• [Goal]:
Begin the copy with the line that contains "Give me the Bokeh source for this chart." and end it with the line that contains "from bokeh.resources import INLINE". Print these lines exactly and omit all pictures.

• [Supplied records]:
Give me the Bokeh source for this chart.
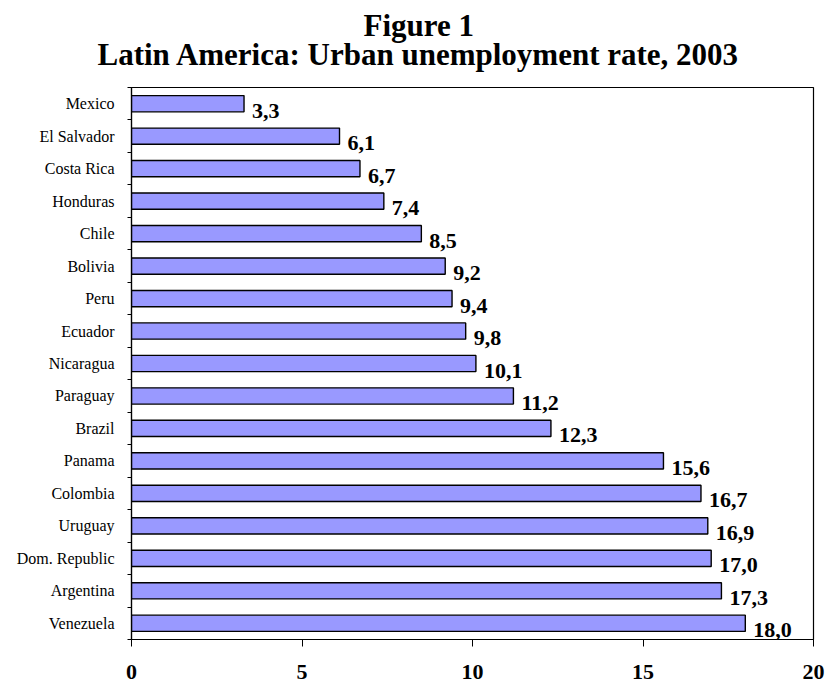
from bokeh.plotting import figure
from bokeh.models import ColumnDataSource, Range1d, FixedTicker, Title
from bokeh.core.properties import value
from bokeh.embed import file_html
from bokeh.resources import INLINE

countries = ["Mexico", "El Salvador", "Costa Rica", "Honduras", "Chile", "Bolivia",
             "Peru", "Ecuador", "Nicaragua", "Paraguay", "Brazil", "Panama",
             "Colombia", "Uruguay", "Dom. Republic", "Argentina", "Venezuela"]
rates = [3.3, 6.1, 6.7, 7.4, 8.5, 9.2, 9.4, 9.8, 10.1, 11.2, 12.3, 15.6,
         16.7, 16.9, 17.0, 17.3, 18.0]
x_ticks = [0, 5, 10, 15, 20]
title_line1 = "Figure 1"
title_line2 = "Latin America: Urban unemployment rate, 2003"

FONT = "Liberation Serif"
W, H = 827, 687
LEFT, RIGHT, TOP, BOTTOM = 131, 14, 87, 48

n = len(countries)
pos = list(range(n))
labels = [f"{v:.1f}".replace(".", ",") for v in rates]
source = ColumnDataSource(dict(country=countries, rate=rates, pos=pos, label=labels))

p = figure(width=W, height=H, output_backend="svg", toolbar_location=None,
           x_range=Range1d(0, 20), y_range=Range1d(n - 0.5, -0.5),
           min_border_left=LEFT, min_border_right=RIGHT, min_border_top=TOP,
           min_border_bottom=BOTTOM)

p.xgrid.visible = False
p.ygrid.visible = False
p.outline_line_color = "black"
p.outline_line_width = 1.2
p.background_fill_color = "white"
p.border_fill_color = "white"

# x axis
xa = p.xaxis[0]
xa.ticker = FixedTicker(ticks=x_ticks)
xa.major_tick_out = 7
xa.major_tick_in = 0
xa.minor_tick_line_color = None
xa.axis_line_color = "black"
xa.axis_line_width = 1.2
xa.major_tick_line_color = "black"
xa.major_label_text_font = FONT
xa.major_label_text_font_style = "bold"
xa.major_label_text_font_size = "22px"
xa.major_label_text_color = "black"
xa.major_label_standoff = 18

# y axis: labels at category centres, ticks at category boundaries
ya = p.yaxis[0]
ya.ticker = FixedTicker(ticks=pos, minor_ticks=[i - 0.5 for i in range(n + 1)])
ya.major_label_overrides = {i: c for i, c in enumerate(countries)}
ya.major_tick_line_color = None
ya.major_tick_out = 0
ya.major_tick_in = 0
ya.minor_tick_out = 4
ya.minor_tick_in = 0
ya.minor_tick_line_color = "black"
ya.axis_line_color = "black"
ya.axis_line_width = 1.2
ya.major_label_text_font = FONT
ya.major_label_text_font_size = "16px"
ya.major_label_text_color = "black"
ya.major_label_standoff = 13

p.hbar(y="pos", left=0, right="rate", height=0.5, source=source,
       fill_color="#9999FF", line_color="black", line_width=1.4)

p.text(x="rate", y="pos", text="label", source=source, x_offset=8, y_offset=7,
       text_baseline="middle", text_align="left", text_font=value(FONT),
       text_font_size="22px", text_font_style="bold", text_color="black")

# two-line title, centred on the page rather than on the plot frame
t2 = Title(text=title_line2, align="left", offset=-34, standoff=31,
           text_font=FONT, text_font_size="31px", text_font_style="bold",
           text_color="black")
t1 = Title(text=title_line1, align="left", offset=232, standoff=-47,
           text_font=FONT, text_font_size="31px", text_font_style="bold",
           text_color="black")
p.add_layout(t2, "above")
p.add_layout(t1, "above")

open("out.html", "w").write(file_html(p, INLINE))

--

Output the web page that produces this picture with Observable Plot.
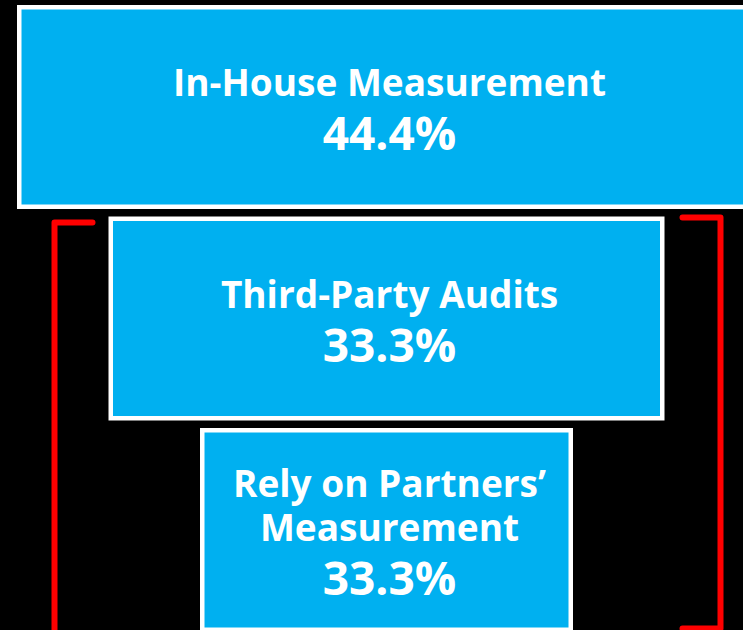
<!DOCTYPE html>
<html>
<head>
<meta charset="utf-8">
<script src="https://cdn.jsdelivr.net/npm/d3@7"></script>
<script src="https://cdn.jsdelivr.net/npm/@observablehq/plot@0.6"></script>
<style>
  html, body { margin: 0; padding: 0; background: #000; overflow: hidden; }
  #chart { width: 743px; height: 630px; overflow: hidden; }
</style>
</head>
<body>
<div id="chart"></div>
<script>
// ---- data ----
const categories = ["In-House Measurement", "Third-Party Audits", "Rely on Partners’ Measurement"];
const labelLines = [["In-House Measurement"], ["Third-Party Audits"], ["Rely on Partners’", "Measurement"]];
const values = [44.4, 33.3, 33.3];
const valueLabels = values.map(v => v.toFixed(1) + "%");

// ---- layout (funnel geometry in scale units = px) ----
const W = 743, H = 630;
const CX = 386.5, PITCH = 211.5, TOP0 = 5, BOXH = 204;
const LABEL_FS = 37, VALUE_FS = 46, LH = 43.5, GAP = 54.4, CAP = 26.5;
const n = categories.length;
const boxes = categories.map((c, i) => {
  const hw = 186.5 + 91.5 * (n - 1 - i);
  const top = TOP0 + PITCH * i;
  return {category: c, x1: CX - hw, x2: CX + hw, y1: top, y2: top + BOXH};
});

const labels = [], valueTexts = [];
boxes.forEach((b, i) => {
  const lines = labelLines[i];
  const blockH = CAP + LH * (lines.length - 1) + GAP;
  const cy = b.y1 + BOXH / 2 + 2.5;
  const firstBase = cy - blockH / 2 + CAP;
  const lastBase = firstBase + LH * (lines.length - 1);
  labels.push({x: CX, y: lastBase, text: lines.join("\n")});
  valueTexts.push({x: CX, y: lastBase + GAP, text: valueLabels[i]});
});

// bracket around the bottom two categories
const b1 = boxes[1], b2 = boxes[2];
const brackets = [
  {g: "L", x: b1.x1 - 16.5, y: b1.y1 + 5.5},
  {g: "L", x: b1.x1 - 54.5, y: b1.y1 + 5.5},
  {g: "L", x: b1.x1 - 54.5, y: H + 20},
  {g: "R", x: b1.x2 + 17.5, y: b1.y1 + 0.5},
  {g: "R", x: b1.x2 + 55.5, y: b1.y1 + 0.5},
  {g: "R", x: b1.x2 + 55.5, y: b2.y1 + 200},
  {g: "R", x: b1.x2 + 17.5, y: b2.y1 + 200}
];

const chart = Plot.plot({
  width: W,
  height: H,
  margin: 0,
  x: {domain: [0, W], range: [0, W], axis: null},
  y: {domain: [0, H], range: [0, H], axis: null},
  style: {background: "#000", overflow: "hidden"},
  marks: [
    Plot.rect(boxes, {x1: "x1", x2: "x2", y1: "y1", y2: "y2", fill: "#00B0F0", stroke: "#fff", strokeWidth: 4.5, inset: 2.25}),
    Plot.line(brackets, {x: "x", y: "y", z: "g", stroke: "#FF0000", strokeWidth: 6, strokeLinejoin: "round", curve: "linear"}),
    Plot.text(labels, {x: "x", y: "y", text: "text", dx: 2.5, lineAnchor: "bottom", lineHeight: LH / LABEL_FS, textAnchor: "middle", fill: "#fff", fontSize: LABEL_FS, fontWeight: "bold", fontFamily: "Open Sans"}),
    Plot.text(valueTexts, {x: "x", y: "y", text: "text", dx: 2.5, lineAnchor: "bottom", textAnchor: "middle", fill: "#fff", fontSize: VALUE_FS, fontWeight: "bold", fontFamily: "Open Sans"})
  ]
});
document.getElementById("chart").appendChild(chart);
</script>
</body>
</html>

• [Task result]:
Give me the Bokeh source for this chart.
from bokeh.plotting import figure
from bokeh.models import ColumnDataSource, Range1d, FixedTicker, Title
from bokeh.core.properties import value
from bokeh.embed import file_html
from bokeh.resources import INLINE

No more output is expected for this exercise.